Humans are creatures of words, and we just can't stop talking. Cell phones and computers are now extensions of our minds connected on some bio-technological level that none of us fully comprehends. We can't shut up. And If we're not talking, texting, emailing or instant messaging, we're thinking about the next thing we're going to say to someone, somehow. What is less obvious but equally omnipresent is our internal conversations. We just keep talking whether someone is there or not. Most of the time this isn't problematic. There is one situation, however, where blathering away in your head is outright dangerous, and that's when you're eating. This is especially true if your internal monologue is fueled by anger. You see, when you talk in your head the rhythm of speech and breathing continues as if you're actually talking. Hence, at the same moment in time when you would normally take a breath- which would happen frequently if you were expressing anger -the wind pipe opens up and quess what happens? That's right, that big junk of food you were eating suddenly gets sucked into that small opening. Now most of the time this happens coughing typically dislodges the food, and we go back to eating, a bit shaken but okay. But every so often someone needs the Heimlich maneuver, that violent stomach pull that forces air up through the trachea and results in that large piece of food being dislodged and propelled at warp speed three tables over into someone's salad. "Excuse me waiter, I was unaware my salad came with a partially chewed piece of meat." Everyone reading this has had food caught in their windpipe. It falls into the category of universal experiences. What is equally univeral is nobody remembers why it happened. And the reason is simple. The trauma caused by the potentially life threatening situation generates immediate amnesia. You simply don't rememember precluding the possibility for any learning ever to take place.

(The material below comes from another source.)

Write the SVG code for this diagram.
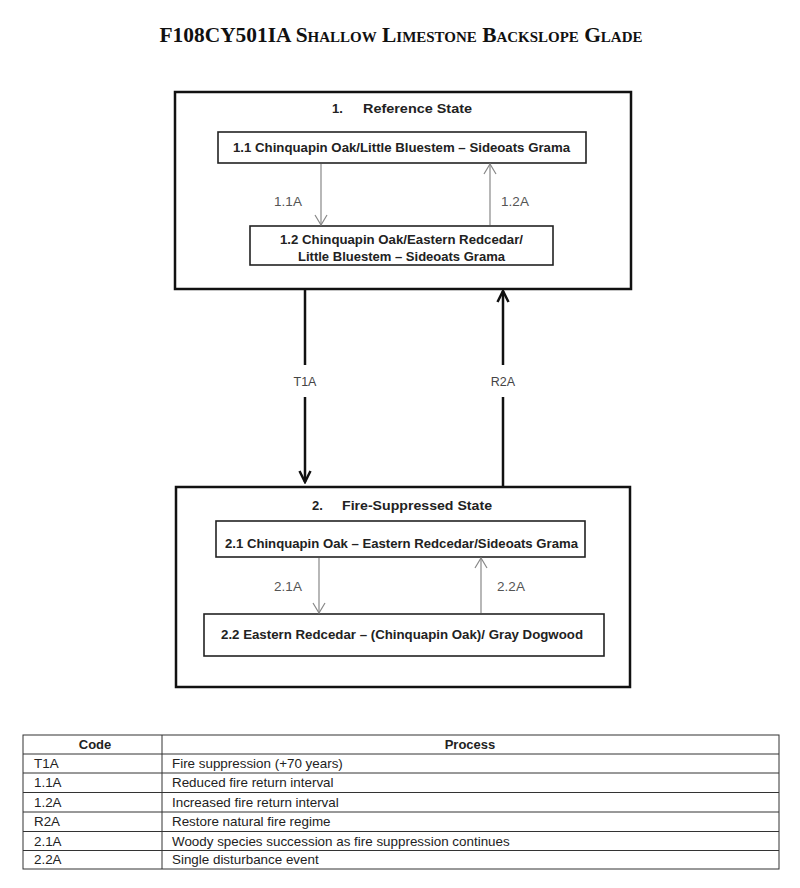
<svg xmlns="http://www.w3.org/2000/svg" width="800" height="888" viewBox="0 0 800 888">
<style>
.title{font-family:"Liberation Serif","Times New Roman",serif;font-weight:bold;font-variant:small-caps;font-size:20px;fill:#111}
.state{fill:#fff;stroke:#111;stroke-width:2.5}
.comm{fill:#fff;stroke:#222;stroke-width:1.6}
.st{font-family:"Liberation Sans",Arial,sans-serif;font-weight:bold;font-size:13px;fill:#222}
.ct{font-family:"Liberation Sans",Arial,sans-serif;font-weight:bold;font-size:12.5px;fill:#222}
.lab{font-family:"Liberation Sans",Arial,sans-serif;font-size:13.5px;fill:#555;text-anchor:middle}
.lab2{font-family:"Liberation Sans",Arial,sans-serif;font-size:12.5px;fill:#444;text-anchor:middle}
.thin{stroke:#888;stroke-width:1.2;fill:none}
.thick{stroke:#111;stroke-width:2.5;fill:none}
.tb{fill:none;stroke:#333;stroke-width:1}
.tt{font-family:"Liberation Sans",Arial,sans-serif;font-size:13.4px;fill:#222}
.th{font-family:"Liberation Sans",Arial,sans-serif;font-size:13px;font-weight:bold;fill:#222;text-anchor:middle}
</style>
<defs>
<marker id="vthin" viewBox="0 0 12 14" refX="11" refY="7" markerWidth="12" markerHeight="14" markerUnits="userSpaceOnUse" orient="auto">
<path d="M1,1 L11,7 L1,13" fill="none" stroke="#888" stroke-width="1.2"/>
</marker>
<marker id="vthick" viewBox="0 0 14 14" refX="12.5" refY="7" markerWidth="14" markerHeight="14" markerUnits="userSpaceOnUse" orient="auto">
<path d="M1.5,1.5 L12.5,7 L1.5,12.5" fill="none" stroke="#111" stroke-width="2.5"/>
</marker>
</defs>
<rect width="800" height="888" fill="#fff"/>
<text id="title" class="title" x="401" y="42" text-anchor="middle" textLength="483" lengthAdjust="spacingAndGlyphs">F108CY501IA Shallow Limestone Backslope Glade</text>

<g id="state1">
<rect class="state" x="175" y="92" width="456" height="197"/>
<text class="st" y="113"><tspan x="332">1.</tspan><tspan x="363" textLength="109" lengthAdjust="spacingAndGlyphs">Reference State</tspan></text>
</g>
<g id="c11">
<rect class="comm" x="218" y="132" width="368" height="31"/>
<text class="ct" x="401.5" y="152" text-anchor="middle" textLength="337" lengthAdjust="spacingAndGlyphs">1.1 Chinquapin Oak/Little Bluestem – Sideoats Grama</text>
</g>
<g id="c12">
<rect class="comm" x="250" y="226" width="303" height="39"/>
<text class="ct" x="401.5" y="244" text-anchor="middle" textLength="243" lengthAdjust="spacingAndGlyphs">1.2 Chinquapin Oak/Eastern Redcedar/</text>
<text class="ct" x="401.5" y="261" text-anchor="middle" textLength="207" lengthAdjust="spacingAndGlyphs">Little Bluestem – Sideoats Grama</text>
</g>

<g id="state2">
<rect class="state" x="176" y="487" width="454" height="200"/>
<text class="st" y="510"><tspan x="312">2.</tspan><tspan x="342" textLength="150" lengthAdjust="spacingAndGlyphs">Fire-Suppressed State</tspan></text>
</g>
<g id="c21">
<rect class="comm" x="216" y="521" width="369" height="36"/>
<text class="ct" x="401.5" y="548" text-anchor="middle" textLength="353" lengthAdjust="spacingAndGlyphs">2.1 Chinquapin Oak – Eastern Redcedar/Sideoats Grama</text>
</g>
<g id="c22">
<rect class="comm" x="204" y="614" width="400" height="42"/>
<text class="ct" x="402" y="639" text-anchor="middle" textLength="362" lengthAdjust="spacingAndGlyphs">2.2 Eastern Redcedar –  (Chinquapin Oak)/ Gray Dogwood</text>
</g>

<g id="connectors">
<line class="thin" x1="321" y1="164" x2="321" y2="225" marker-end="url(#vthin)"/>
<line class="thin" x1="490" y1="225" x2="490" y2="164" marker-end="url(#vthin)"/>
<line class="thick" x1="305" y1="290" x2="305" y2="365"/>
<line class="thick" x1="305" y1="397" x2="305" y2="482" marker-end="url(#vthick)"/>
<line class="thick" x1="503" y1="486" x2="503" y2="397"/>
<line class="thick" x1="503" y1="365" x2="503" y2="291" marker-end="url(#vthick)"/>
<line class="thin" x1="319" y1="558" x2="319" y2="613" marker-end="url(#vthin)"/>
<line class="thin" x1="481" y1="613" x2="481" y2="558" marker-end="url(#vthin)"/>
<text class="lab" x="288" y="206">1.1A</text>
<text class="lab" x="515" y="206">1.2A</text>
<text class="lab2" x="305" y="386">T1A</text>
<text class="lab2" x="503" y="386">R2A</text>
<text class="lab" x="288" y="591">2.1A</text>
<text class="lab" x="511" y="591">2.2A</text>
</g>

<g id="table">
<rect class="tb" x="23" y="735" width="756" height="134"/>
<line class="tb" x1="162" y1="735" x2="162" y2="869"/>
<line class="tb" x1="23" y1="754" x2="779" y2="754"/>
<line class="tb" x1="23" y1="773" x2="779" y2="773"/>
<line class="tb" x1="23" y1="792.5" x2="779" y2="792.5"/>
<line class="tb" x1="23" y1="812" x2="779" y2="812"/>
<line class="tb" x1="23" y1="831.5" x2="779" y2="831.5"/>
<line class="tb" x1="23" y1="850.5" x2="779" y2="850.5"/>
<text class="th" x="95" y="749">Code</text>
<text class="th" x="470" y="749">Process</text>
<text class="tt" x="34" y="768">T1A</text>
<text class="tt" x="172" y="768">Fire suppression (+70 years)</text>
<text class="tt" x="34" y="787">1.1A</text>
<text class="tt" x="172" y="787">Reduced fire return interval</text>
<text class="tt" x="34" y="806.5">1.2A</text>
<text class="tt" x="172" y="806.5">Increased fire return interval</text>
<text class="tt" x="34" y="826">R2A</text>
<text class="tt" x="172" y="826">Restore natural fire regime</text>
<text class="tt" x="34" y="845.5">2.1A</text>
<text class="tt" x="172" y="845.5">Woody species succession as fire suppression continues</text>
<text class="tt" x="34" y="864">2.2A</text>
<text class="tt" x="172" y="864">Single disturbance event</text>
</g>
</svg>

So next time you're eating.. and your mind begins to focus... on an internal conversation.... perhaps,..... sooner that later..... an awareness will take over......the kind of awareness that's useful....in a variety of different ways.....that brings you back to focusing on eating...... and in doing so you can realize that in noticing your eating.......you can realize.....really realize.... how easy it is to become satisfied......and as you become more aware of those sensations of fullness ....you can become more satisfied with less food.... and stay safer along the way. So feel free to remember.... what you need to remember from what you learned today....for you clearly have a right as well as an obligation to make useful changes in your life....for who else is going to make them for you.